• **Provided data**:
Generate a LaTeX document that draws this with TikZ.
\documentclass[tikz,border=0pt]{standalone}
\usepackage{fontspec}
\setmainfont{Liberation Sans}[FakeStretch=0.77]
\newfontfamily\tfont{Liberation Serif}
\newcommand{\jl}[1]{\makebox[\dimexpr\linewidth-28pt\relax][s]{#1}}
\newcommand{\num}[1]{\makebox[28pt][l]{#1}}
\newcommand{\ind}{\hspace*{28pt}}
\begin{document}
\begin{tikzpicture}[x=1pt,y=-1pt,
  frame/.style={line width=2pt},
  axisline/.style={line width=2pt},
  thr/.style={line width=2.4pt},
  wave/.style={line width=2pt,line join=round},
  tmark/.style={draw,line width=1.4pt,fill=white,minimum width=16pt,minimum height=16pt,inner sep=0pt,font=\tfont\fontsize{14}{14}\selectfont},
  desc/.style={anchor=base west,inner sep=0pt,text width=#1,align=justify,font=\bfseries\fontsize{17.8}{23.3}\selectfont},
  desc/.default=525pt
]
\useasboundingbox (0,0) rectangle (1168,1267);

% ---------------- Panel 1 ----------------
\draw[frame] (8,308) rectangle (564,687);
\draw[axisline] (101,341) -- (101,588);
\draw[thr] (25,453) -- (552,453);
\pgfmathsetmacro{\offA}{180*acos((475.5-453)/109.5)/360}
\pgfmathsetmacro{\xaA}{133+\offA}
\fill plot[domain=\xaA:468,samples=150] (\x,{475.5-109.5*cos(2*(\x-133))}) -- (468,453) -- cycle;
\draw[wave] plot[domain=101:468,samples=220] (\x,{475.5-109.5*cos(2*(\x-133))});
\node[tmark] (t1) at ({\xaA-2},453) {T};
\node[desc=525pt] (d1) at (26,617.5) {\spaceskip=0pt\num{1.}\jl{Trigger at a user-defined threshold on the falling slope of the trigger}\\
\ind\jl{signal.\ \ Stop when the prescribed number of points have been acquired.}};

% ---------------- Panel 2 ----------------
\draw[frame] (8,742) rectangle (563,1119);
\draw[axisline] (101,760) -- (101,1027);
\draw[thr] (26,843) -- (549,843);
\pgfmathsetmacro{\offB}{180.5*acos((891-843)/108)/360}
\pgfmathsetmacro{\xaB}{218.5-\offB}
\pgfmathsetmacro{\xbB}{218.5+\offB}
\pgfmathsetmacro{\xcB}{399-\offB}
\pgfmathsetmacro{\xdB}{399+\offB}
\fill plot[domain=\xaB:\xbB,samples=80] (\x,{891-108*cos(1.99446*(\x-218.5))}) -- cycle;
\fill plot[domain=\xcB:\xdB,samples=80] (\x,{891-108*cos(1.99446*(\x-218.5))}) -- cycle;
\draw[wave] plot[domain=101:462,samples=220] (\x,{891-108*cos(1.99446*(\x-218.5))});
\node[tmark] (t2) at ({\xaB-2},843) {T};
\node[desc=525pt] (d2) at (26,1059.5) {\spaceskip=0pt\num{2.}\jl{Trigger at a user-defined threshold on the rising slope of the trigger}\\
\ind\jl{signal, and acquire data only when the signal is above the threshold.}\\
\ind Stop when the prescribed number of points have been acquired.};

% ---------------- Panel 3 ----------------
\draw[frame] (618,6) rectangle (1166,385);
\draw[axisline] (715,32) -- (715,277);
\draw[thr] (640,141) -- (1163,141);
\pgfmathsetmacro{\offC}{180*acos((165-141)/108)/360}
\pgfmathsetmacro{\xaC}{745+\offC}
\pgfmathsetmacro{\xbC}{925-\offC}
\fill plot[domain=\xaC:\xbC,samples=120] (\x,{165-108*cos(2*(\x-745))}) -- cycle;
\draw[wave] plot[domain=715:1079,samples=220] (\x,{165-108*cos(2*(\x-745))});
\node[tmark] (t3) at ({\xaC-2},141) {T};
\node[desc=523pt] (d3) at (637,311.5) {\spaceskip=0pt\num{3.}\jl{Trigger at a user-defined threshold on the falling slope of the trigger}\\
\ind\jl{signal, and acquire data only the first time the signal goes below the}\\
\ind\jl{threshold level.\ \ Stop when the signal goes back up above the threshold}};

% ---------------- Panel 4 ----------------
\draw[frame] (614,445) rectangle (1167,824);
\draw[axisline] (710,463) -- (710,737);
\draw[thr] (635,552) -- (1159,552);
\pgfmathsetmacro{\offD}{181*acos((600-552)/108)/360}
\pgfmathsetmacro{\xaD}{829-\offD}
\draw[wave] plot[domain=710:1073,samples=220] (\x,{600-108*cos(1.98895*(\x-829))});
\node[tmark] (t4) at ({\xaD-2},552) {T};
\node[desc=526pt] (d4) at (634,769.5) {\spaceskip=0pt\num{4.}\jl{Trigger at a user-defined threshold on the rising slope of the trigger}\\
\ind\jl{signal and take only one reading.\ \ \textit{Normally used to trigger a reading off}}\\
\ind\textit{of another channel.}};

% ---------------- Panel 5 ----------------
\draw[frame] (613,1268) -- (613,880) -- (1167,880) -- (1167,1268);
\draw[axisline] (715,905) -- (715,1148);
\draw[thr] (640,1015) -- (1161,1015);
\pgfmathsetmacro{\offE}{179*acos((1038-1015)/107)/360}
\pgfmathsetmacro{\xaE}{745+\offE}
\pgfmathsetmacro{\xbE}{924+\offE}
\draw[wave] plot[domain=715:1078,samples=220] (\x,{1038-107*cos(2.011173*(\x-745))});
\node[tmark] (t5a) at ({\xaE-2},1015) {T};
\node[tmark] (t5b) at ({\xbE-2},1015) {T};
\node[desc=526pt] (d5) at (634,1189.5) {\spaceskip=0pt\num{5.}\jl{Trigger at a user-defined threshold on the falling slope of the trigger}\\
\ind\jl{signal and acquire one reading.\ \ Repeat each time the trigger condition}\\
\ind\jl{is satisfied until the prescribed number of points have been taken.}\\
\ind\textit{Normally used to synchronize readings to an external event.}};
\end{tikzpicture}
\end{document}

• **Problem details**: Faithfully transcribe the whole of the data.

• **Written response**:
Generate a LaTeX document that draws this with TikZ.
\documentclass[tikz,border=0pt]{standalone}
\usepackage{fontspec}
\setmainfont{Liberation Sans}[FakeStretch=0.77]
\newfontfamily\tfont{Liberation Serif}
\newcommand{\jl}[1]{\makebox[\dimexpr\linewidth-28pt\relax][s]{#1}}
\newcommand{\num}[1]{\makebox[28pt][l]{#1}}
\newcommand{\ind}{\hspace*{28pt}}
\begin{document}
\begin{tikzpicture}[x=1pt,y=-1pt,
  frame/.style={line width=2pt},
  axisline/.style={line width=2pt},
  thr/.style={line width=2.4pt},
  wave/.style={line width=2pt,line join=round},
  tmark/.style={draw,line width=1.4pt,fill=white,minimum width=16pt,minimum height=16pt,inner sep=0pt,font=\tfont\fontsize{14}{14}\selectfont},
  desc/.style={anchor=base west,inner sep=0pt,text width=#1,align=justify,font=\bfseries\fontsize{17.8}{23.3}\selectfont},
  desc/.default=525pt
]
\useasboundingbox (0,0) rectangle (1168,1267);

% ---------------- Panel 1 ----------------
\draw[frame] (8,308) rectangle (564,687);
\draw[axisline] (101,341) -- (101,588);
\draw[thr] (25,453) -- (552,453);
\pgfmathsetmacro{\offA}{180*acos((475.5-453)/109.5)/360}
\pgfmathsetmacro{\xaA}{133+\offA}
\fill plot[domain=\xaA:468,samples=150] (\x,{475.5-109.5*cos(2*(\x-133))}) -- (468,453) -- cycle;
\draw[wave] plot[domain=101:468,samples=220] (\x,{475.5-109.5*cos(2*(\x-133))});
\node[tmark] (t1) at ({\xaA-2},453) {T};
\node[desc=525pt] (d1) at (26,617.5) {\spaceskip=0pt\num{1.}\jl{Trigger at a user-defined threshold on the falling slope of the trigger}\\
\ind\jl{signal.\ \ Stop when the prescribed number of points have been acquired.}};

% ---------------- Panel 2 ----------------
\draw[frame] (8,742) rectangle (563,1119);
\draw[axisline] (101,760) -- (101,1027);
\draw[thr] (26,843) -- (549,843);
\pgfmathsetmacro{\offB}{180.5*acos((891-843)/108)/360}
\pgfmathsetmacro{\xaB}{218.5-\offB}
\pgfmathsetmacro{\xbB}{218.5+\offB}
\pgfmathsetmacro{\xcB}{399-\offB}
\pgfmathsetmacro{\xdB}{399+\offB}
\fill plot[domain=\xaB:\xbB,samples=80] (\x,{891-108*cos(1.99446*(\x-218.5))}) -- cycle;
\fill plot[domain=\xcB:\xdB,samples=80] (\x,{891-108*cos(1.99446*(\x-218.5))}) -- cycle;
\draw[wave] plot[domain=101:462,samples=220] (\x,{891-108*cos(1.99446*(\x-218.5))});
\node[tmark] (t2) at ({\xaB-2},843) {T};
\node[desc=525pt] (d2) at (26,1059.5) {\spaceskip=0pt\num{2.}\jl{Trigger at a user-defined threshold on the rising slope of the trigger}\\
\ind\jl{signal, and acquire data only when the signal is above the threshold.}\\
\ind Stop when the prescribed number of points have been acquired.};

% ---------------- Panel 3 ----------------
\draw[frame] (618,6) rectangle (1166,385);
\draw[axisline] (715,32) -- (715,277);
\draw[thr] (640,141) -- (1163,141);
\pgfmathsetmacro{\offC}{180*acos((165-141)/108)/360}
\pgfmathsetmacro{\xaC}{745+\offC}
\pgfmathsetmacro{\xbC}{925-\offC}
\fill plot[domain=\xaC:\xbC,samples=120] (\x,{165-108*cos(2*(\x-745))}) -- cycle;
\draw[wave] plot[domain=715:1079,samples=220] (\x,{165-108*cos(2*(\x-745))});
\node[tmark] (t3) at ({\xaC-2},141) {T};
\node[desc=523pt] (d3) at (637,311.5) {\spaceskip=0pt\num{3.}\jl{Trigger at a user-defined threshold on the falling slope of the trigger}\\
\ind\jl{signal, and acquire data only the first time the signal goes below the}\\
\ind\jl{threshold level.\ \ Stop when the signal goes back up above the threshold}};

% ---------------- Panel 4 ----------------
\draw[frame] (614,445) rectangle (1167,824);
\draw[axisline] (710,463) -- (710,737);
\draw[thr] (635,552) -- (1159,552);
\pgfmathsetmacro{\offD}{181*acos((600-552)/108)/360}
\pgfmathsetmacro{\xaD}{829-\offD}
\draw[wave] plot[domain=710:1073,samples=220] (\x,{600-108*cos(1.98895*(\x-829))});
\node[tmark] (t4) at ({\xaD-2},552) {T};
\node[desc=526pt] (d4) at (634,769.5) {\spaceskip=0pt\num{4.}\jl{Trigger at a user-defined threshold on the rising slope of the trigger}\\
\ind\jl{signal and take only one reading.\ \ \textit{Normally used to trigger a reading off}}\\
\ind\textit{of another channel.}};

% ---------------- Panel 5 ----------------
\draw[frame] (613,1268) -- (613,880) -- (1167,880) -- (1167,1268);
\draw[axisline] (715,905) -- (715,1148);
\draw[thr] (640,1015) -- (1161,1015);
\pgfmathsetmacro{\offE}{179*acos((1038-1015)/107)/360}
\pgfmathsetmacro{\xaE}{745+\offE}
\pgfmathsetmacro{\xbE}{924+\offE}
\draw[wave] plot[domain=715:1078,samples=220] (\x,{1038-107*cos(2.011173*(\x-745))});
\node[tmark] (t5a) at ({\xaE-2},1015) {T};
\node[tmark] (t5b) at ({\xbE-2},1015) {T};
\node[desc=526pt] (d5) at (634,1189.5) {\spaceskip=0pt\num{5.}\jl{Trigger at a user-defined threshold on the falling slope of the trigger}\\
\ind\jl{signal and acquire one reading.\ \ Repeat each time the trigger condition}\\
\ind\jl{is satisfied until the prescribed number of points have been taken.}\\
\ind\textit{Normally used to synchronize readings to an external event.}};
\end{tikzpicture}
\end{document}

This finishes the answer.